# EXERCISE AIM
Output all the data exactly. Pictures do not belong in the copy.

# DATASET EXTRACT
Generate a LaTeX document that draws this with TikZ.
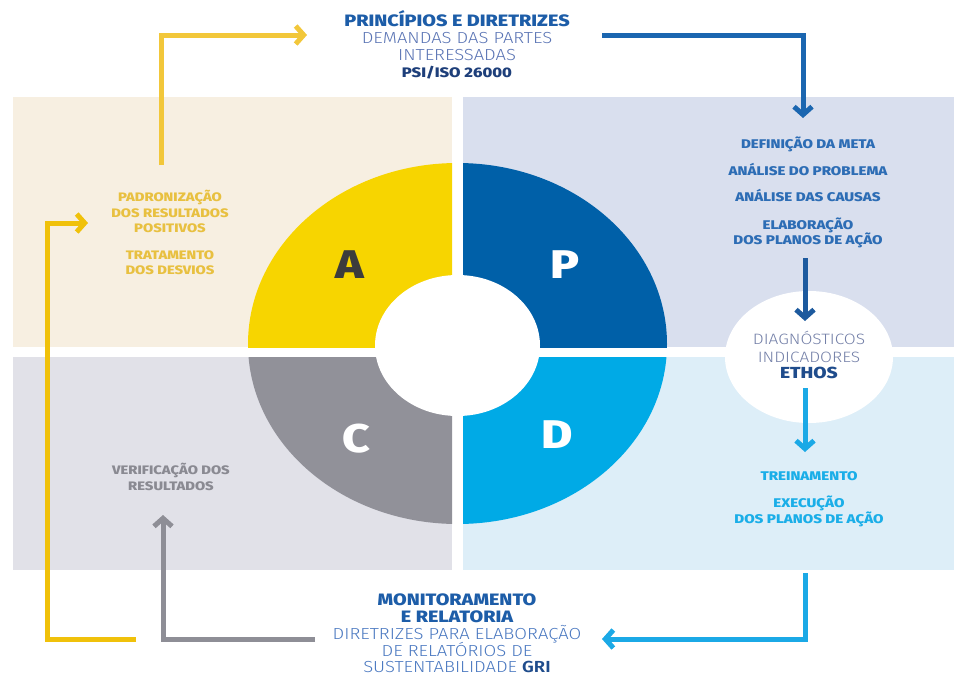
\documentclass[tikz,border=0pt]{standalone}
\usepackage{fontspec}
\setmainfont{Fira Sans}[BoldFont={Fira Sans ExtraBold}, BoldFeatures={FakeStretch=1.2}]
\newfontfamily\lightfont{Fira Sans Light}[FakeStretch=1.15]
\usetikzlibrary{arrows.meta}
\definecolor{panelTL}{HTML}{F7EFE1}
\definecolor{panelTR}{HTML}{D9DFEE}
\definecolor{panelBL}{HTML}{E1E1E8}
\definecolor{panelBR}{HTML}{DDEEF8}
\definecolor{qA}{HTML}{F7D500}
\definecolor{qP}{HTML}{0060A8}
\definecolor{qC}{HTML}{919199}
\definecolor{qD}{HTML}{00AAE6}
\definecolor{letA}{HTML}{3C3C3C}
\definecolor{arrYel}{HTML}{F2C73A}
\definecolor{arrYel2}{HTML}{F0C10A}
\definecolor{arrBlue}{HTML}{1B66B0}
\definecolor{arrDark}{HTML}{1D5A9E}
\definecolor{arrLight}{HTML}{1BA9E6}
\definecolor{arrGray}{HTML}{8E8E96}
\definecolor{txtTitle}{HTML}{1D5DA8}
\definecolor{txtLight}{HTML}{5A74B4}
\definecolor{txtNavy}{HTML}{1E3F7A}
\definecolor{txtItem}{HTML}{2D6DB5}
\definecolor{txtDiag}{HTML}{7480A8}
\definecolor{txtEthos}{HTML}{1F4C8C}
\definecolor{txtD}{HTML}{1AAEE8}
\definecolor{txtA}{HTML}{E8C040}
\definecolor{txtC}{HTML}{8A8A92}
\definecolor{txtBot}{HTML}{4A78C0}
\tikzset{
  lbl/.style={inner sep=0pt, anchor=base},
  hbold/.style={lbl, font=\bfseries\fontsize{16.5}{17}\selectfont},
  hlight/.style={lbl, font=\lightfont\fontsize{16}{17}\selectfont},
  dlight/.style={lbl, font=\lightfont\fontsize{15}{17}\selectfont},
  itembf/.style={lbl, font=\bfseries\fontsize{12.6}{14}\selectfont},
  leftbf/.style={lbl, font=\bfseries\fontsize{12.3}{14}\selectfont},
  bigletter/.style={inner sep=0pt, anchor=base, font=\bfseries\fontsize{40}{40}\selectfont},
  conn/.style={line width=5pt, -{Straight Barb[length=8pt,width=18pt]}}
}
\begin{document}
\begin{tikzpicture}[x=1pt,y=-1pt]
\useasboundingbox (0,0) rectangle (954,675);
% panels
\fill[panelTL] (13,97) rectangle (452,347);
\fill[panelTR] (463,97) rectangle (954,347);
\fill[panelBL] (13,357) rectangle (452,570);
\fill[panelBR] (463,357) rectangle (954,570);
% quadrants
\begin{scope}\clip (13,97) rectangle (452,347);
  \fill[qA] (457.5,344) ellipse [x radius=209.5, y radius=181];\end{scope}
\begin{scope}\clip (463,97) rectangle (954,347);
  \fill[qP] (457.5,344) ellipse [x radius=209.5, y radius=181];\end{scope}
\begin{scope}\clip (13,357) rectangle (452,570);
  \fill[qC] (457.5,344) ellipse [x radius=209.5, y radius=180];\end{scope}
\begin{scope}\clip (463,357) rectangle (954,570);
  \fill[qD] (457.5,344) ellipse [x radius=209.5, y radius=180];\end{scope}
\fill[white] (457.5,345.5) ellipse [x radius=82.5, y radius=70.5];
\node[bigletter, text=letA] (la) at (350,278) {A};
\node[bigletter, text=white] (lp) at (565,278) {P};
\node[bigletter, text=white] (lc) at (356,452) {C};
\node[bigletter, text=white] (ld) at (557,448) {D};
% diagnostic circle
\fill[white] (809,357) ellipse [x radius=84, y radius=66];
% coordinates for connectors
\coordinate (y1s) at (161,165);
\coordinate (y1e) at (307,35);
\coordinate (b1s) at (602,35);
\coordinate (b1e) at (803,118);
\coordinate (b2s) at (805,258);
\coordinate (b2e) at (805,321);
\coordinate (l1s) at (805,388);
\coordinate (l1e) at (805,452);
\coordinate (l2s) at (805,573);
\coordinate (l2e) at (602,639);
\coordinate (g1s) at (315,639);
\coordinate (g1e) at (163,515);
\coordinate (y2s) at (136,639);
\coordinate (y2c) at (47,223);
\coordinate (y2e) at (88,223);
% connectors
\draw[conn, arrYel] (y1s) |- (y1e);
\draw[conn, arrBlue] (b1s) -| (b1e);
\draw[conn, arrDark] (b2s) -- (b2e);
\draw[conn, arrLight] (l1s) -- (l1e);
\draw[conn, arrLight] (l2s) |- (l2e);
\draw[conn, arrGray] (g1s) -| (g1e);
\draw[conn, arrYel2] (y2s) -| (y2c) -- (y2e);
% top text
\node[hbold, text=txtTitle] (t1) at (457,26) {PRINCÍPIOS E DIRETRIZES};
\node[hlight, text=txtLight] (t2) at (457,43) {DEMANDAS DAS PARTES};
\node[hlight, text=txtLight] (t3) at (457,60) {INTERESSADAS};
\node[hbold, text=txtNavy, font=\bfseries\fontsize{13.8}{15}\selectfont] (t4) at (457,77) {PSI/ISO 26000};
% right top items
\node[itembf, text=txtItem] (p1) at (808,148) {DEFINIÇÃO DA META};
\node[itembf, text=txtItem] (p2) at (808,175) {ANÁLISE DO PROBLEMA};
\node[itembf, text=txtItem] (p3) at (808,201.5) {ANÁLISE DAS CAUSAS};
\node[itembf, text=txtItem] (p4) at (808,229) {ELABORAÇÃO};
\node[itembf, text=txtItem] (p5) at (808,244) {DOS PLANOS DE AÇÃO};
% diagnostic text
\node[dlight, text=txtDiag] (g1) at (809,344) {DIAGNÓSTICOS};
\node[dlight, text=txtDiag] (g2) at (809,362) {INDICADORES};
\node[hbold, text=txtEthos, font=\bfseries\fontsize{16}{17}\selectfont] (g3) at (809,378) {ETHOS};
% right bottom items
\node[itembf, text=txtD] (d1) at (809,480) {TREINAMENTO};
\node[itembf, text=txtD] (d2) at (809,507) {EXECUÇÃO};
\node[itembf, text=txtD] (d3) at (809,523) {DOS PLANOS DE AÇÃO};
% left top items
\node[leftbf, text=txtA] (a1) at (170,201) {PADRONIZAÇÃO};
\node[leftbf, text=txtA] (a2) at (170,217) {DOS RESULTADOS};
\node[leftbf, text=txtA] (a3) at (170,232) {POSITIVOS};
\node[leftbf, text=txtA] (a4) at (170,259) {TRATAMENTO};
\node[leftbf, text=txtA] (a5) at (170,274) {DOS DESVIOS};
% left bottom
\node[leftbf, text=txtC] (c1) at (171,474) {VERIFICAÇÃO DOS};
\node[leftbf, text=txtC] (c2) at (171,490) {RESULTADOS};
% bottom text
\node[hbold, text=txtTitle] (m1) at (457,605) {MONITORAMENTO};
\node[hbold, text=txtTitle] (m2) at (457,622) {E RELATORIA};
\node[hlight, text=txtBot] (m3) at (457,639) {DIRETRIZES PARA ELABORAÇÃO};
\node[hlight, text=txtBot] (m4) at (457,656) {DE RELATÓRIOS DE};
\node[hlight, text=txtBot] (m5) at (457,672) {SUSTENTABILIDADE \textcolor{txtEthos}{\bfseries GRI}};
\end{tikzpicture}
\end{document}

# RESULT OF THIS TASK
Generate a LaTeX document that draws this with TikZ.
\documentclass[tikz,border=0pt]{standalone}
\usepackage{fontspec}
\setmainfont{Fira Sans}[BoldFont={Fira Sans ExtraBold}, BoldFeatures={FakeStretch=1.2}]
\newfontfamily\lightfont{Fira Sans Light}[FakeStretch=1.15]
\usetikzlibrary{arrows.meta}
\definecolor{panelTL}{HTML}{F7EFE1}
\definecolor{panelTR}{HTML}{D9DFEE}
\definecolor{panelBL}{HTML}{E1E1E8}
\definecolor{panelBR}{HTML}{DDEEF8}
\definecolor{qA}{HTML}{F7D500}
\definecolor{qP}{HTML}{0060A8}
\definecolor{qC}{HTML}{919199}
\definecolor{qD}{HTML}{00AAE6}
\definecolor{letA}{HTML}{3C3C3C}
\definecolor{arrYel}{HTML}{F2C73A}
\definecolor{arrYel2}{HTML}{F0C10A}
\definecolor{arrBlue}{HTML}{1B66B0}
\definecolor{arrDark}{HTML}{1D5A9E}
\definecolor{arrLight}{HTML}{1BA9E6}
\definecolor{arrGray}{HTML}{8E8E96}
\definecolor{txtTitle}{HTML}{1D5DA8}
\definecolor{txtLight}{HTML}{5A74B4}
\definecolor{txtNavy}{HTML}{1E3F7A}
\definecolor{txtItem}{HTML}{2D6DB5}
\definecolor{txtDiag}{HTML}{7480A8}
\definecolor{txtEthos}{HTML}{1F4C8C}
\definecolor{txtD}{HTML}{1AAEE8}
\definecolor{txtA}{HTML}{E8C040}
\definecolor{txtC}{HTML}{8A8A92}
\definecolor{txtBot}{HTML}{4A78C0}
\tikzset{
  lbl/.style={inner sep=0pt, anchor=base},
  hbold/.style={lbl, font=\bfseries\fontsize{16.5}{17}\selectfont},
  hlight/.style={lbl, font=\lightfont\fontsize{16}{17}\selectfont},
  dlight/.style={lbl, font=\lightfont\fontsize{15}{17}\selectfont},
  itembf/.style={lbl, font=\bfseries\fontsize{12.6}{14}\selectfont},
  leftbf/.style={lbl, font=\bfseries\fontsize{12.3}{14}\selectfont},
  bigletter/.style={inner sep=0pt, anchor=base, font=\bfseries\fontsize{40}{40}\selectfont},
  conn/.style={line width=5pt, -{Straight Barb[length=8pt,width=18pt]}}
}
\begin{document}
\begin{tikzpicture}[x=1pt,y=-1pt]
\useasboundingbox (0,0) rectangle (954,675);
% panels
\fill[panelTL] (13,97) rectangle (452,347);
\fill[panelTR] (463,97) rectangle (954,347);
\fill[panelBL] (13,357) rectangle (452,570);
\fill[panelBR] (463,357) rectangle (954,570);
% quadrants
\begin{scope}\clip (13,97) rectangle (452,347);
  \fill[qA] (457.5,344) ellipse [x radius=209.5, y radius=181];\end{scope}
\begin{scope}\clip (463,97) rectangle (954,347);
  \fill[qP] (457.5,344) ellipse [x radius=209.5, y radius=181];\end{scope}
\begin{scope}\clip (13,357) rectangle (452,570);
  \fill[qC] (457.5,344) ellipse [x radius=209.5, y radius=180];\end{scope}
\begin{scope}\clip (463,357) rectangle (954,570);
  \fill[qD] (457.5,344) ellipse [x radius=209.5, y radius=180];\end{scope}
\fill[white] (457.5,345.5) ellipse [x radius=82.5, y radius=70.5];
\node[bigletter, text=letA] (la) at (350,278) {A};
\node[bigletter, text=white] (lp) at (565,278) {P};
\node[bigletter, text=white] (lc) at (356,452) {C};
\node[bigletter, text=white] (ld) at (557,448) {D};
% diagnostic circle
\fill[white] (809,357) ellipse [x radius=84, y radius=66];
% coordinates for connectors
\coordinate (y1s) at (161,165);
\coordinate (y1e) at (307,35);
\coordinate (b1s) at (602,35);
\coordinate (b1e) at (803,118);
\coordinate (b2s) at (805,258);
\coordinate (b2e) at (805,321);
\coordinate (l1s) at (805,388);
\coordinate (l1e) at (805,452);
\coordinate (l2s) at (805,573);
\coordinate (l2e) at (602,639);
\coordinate (g1s) at (315,639);
\coordinate (g1e) at (163,515);
\coordinate (y2s) at (136,639);
\coordinate (y2c) at (47,223);
\coordinate (y2e) at (88,223);
% connectors
\draw[conn, arrYel] (y1s) |- (y1e);
\draw[conn, arrBlue] (b1s) -| (b1e);
\draw[conn, arrDark] (b2s) -- (b2e);
\draw[conn, arrLight] (l1s) -- (l1e);
\draw[conn, arrLight] (l2s) |- (l2e);
\draw[conn, arrGray] (g1s) -| (g1e);
\draw[conn, arrYel2] (y2s) -| (y2c) -- (y2e);
% top text
\node[hbold, text=txtTitle] (t1) at (457,26) {PRINCÍPIOS E DIRETRIZES};
\node[hlight, text=txtLight] (t2) at (457,43) {DEMANDAS DAS PARTES};
\node[hlight, text=txtLight] (t3) at (457,60) {INTERESSADAS};
\node[hbold, text=txtNavy, font=\bfseries\fontsize{13.8}{15}\selectfont] (t4) at (457,77) {PSI/ISO 26000};
% right top items
\node[itembf, text=txtItem] (p1) at (808,148) {DEFINIÇÃO DA META};
\node[itembf, text=txtItem] (p2) at (808,175) {ANÁLISE DO PROBLEMA};
\node[itembf, text=txtItem] (p3) at (808,201.5) {ANÁLISE DAS CAUSAS};
\node[itembf, text=txtItem] (p4) at (808,229) {ELABORAÇÃO};
\node[itembf, text=txtItem] (p5) at (808,244) {DOS PLANOS DE AÇÃO};
% diagnostic text
\node[dlight, text=txtDiag] (g1) at (809,344) {DIAGNÓSTICOS};
\node[dlight, text=txtDiag] (g2) at (809,362) {INDICADORES};
\node[hbold, text=txtEthos, font=\bfseries\fontsize{16}{17}\selectfont] (g3) at (809,378) {ETHOS};
% right bottom items
\node[itembf, text=txtD] (d1) at (809,480) {TREINAMENTO};
\node[itembf, text=txtD] (d2) at (809,507) {EXECUÇÃO};
\node[itembf, text=txtD] (d3) at (809,523) {DOS PLANOS DE AÇÃO};
% left top items
\node[leftbf, text=txtA] (a1) at (170,201) {PADRONIZAÇÃO};
\node[leftbf, text=txtA] (a2) at (170,217) {DOS RESULTADOS};
\node[leftbf, text=txtA] (a3) at (170,232) {POSITIVOS};
\node[leftbf, text=txtA] (a4) at (170,259) {TRATAMENTO};
\node[leftbf, text=txtA] (a5) at (170,274) {DOS DESVIOS};
% left bottom
\node[leftbf, text=txtC] (c1) at (171,474) {VERIFICAÇÃO DOS};
\node[leftbf, text=txtC] (c2) at (171,490) {RESULTADOS};
% bottom text
\node[hbold, text=txtTitle] (m1) at (457,605) {MONITORAMENTO};
\node[hbold, text=txtTitle] (m2) at (457,622) {E RELATORIA};
\node[hlight, text=txtBot] (m3) at (457,639) {DIRETRIZES PARA ELABORAÇÃO};
\node[hlight, text=txtBot] (m4) at (457,656) {DE RELATÓRIOS DE};
\node[hlight, text=txtBot] (m5) at (457,672) {SUSTENTABILIDADE \textcolor{txtEthos}{\bfseries GRI}};
\end{tikzpicture}
\end{document}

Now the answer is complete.